In its heyday, Detroit’s population peaked at “almost two million,” Lockwood said. Today, Detroit’s population is just “over 600,000 people.”
Detroit’s collapse was brought about, in part, by the auto industry looking elsewhere for lower production costs. Initially this meant automakers looked to other states south of Michigan—Tennessee, Alabama, Kentucky. By the late 1980s, the auto industry was looking to offshore production, incentivized by growing volumes of trade agreements with foreign countries.
But the auto industry moving out is not the entire story, Lockwood claimed. “It was part of it, but we also had some policy changes along the way,” he said.
In Lockwood’s mind, the biggest change was Detroit’s tax structure. “An income tax was enacted in the sixties,” Lockwood said, “taxing both residents and workers, or if you were a resident worker even more.”
In the past few years, however, Detroit has shown signs of coming back. Lockwood wants to partake in that comeback, and he has an ambitious plan to create a “freedom city,” in Detroit on Belle Isle.
Lockwood lays out his vision for this city through a novel he wrote titled, “Belle Isle: Detroit’s Game Changer.”
“Belle Isle is an island in the Detroit River, which is an international river. One side is Detroit, Michigan. The other side is Windsor, Ontario,” Lockwood said. “It’s a total of, to be exact, 982 acres, about 1.5 square miles.”
As Detroit deteriorated, so too did Belle Isle. “In the last couple decades, [Belle Isle] has fallen into, sort of, disrepair. Detroit was facing a budget crisis, so it wasn’t being maintained,” Lockwood added.
Since Detroit’s bankruptcy, however, the state of Michigan took over Belle Isle and helped restore it, “but it’s still underutilized.”
In his book, Lockwood envisions a walkable, densely populated city on Belle Isle where government has a very limited role and is focused on delivering essential services.

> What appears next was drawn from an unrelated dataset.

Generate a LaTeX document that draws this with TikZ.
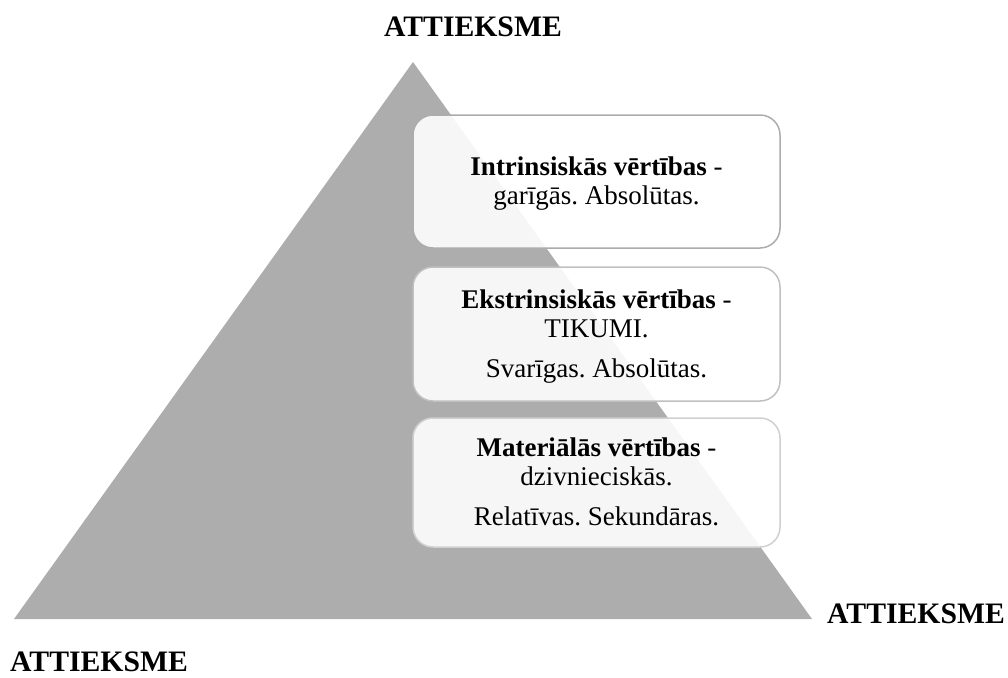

The Belle Isle Lockwood describes seems like a town out of a European microstate meets “The Jetsons.”
And the idea has purchase. “I was shocked or surprised by the interest that this idea garnered from all over the world,” Lockwood said of his book.
It’s not just Lockwood’s readers, either.
Mitchell Research and Communications performed a survey of Detroit and Michigan residents on the idea of turning Belle Isle into a special economic zone. They found that an outright majority of Michiganders (51%) and Detroiters (68%) support making Belle Isle “a Special Economic Zone as a high-density area within Detroit that is accessible to all.”